The PhD research will focus on experiments that isolate specific damage mechanisms, such as low energy ion bombardment, and investigate the relation between experimental conditions and surface modification like implantation, sputtering, densification. It is expected that such relationships are benchmarked against semi-empirical models that predict the damage from the basic physics processes involved, under varying experimental conditions.
Your tasks will be to design and plan the experiments that lead to a better understanding of the pellicle damage mechanisms. You will fabricate samples using a variety of deposition and cleanroom processing techniques, with high precision analysis of the sample surface composition and structure, before and after degradation experiments. You will utilize and, where needed improve, setups for exposing pellicle and pellicle-like surfaces to ions, radicals and heat. You will construct semi-analytical models to explain the observed surface modifications and test such models against exposure conditions.
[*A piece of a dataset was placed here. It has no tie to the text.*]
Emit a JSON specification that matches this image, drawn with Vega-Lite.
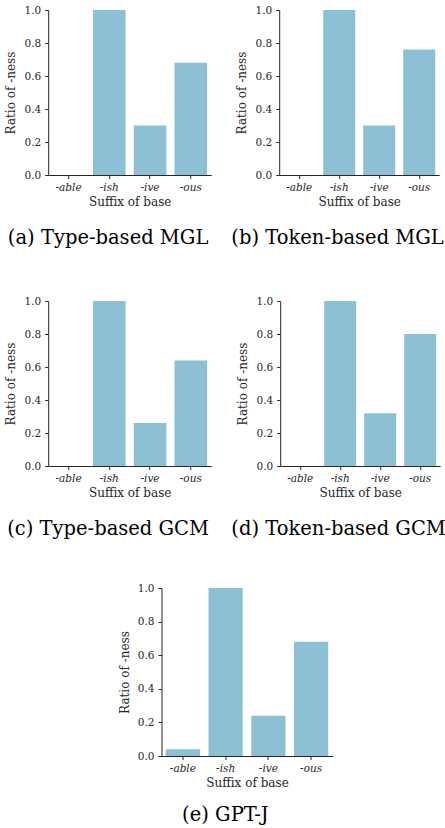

The project will be carried out in the Industrial Focus Group XUV Optics where a new multidisciplinary research programme on thin film optical devices has started. The group develops forefront fundamental research, relevant to high tech applications (www.utwente.nl/xuv/). The research will take place in a state-of-the-art thin film laboratory within the MESA+ Institute for Nanotechnology at the University of Twente, in collaboration with various industrial partners.
- You have a Masters degree in solid state or plasma-surface physics, materials science or a related field.
- You have experience with plasma, thin film deposition and thin film analysis setups.
- You have affinity with the realization of physical or chemical depositions of nanoscale thin films (MEMS, CMOS or related) and their optical, structural, and mechanical analysis.
- You are an excellent team player in an enthusiastic group of scientists and engineers working on a common theme.
- You are creative, like to push boundaries, and are highly motivated to address a major science challenge in thin film physics.
- You are fluent in English and able to collaborate intensively with industrial and academic parties in regular meetings and work visits.
INFORMATION AND APPLICATION
Your reaction should include an application/motivation letter, emphasizing your specific interest and motivation, a detailed CV, a publication list, contact details of referees, and an academic transcript of B.Sc. and M.Sc. education. An interview and a scientific presentation will be part of the selection procedure. For more information about the position, you are encouraged to contact Dr. Robbert van de Kruijs at firstname.lastname@example.org.
You will be appointed on a fulltime position for four years. The position is available immediately. The university offers a dynamic ecosystem with enthusiastic colleagues in a stimulating scientific environment. The PhD salary is € 2.325 in the first year, increasing to € 2.972 in the fourth year. The offer further involves a holiday allowance of 8% of the gross annual salary and a year-end bonus of 8.3%, a solid pension scheme, a minimum of 29 holidays, and numerous professional and personal development programmes.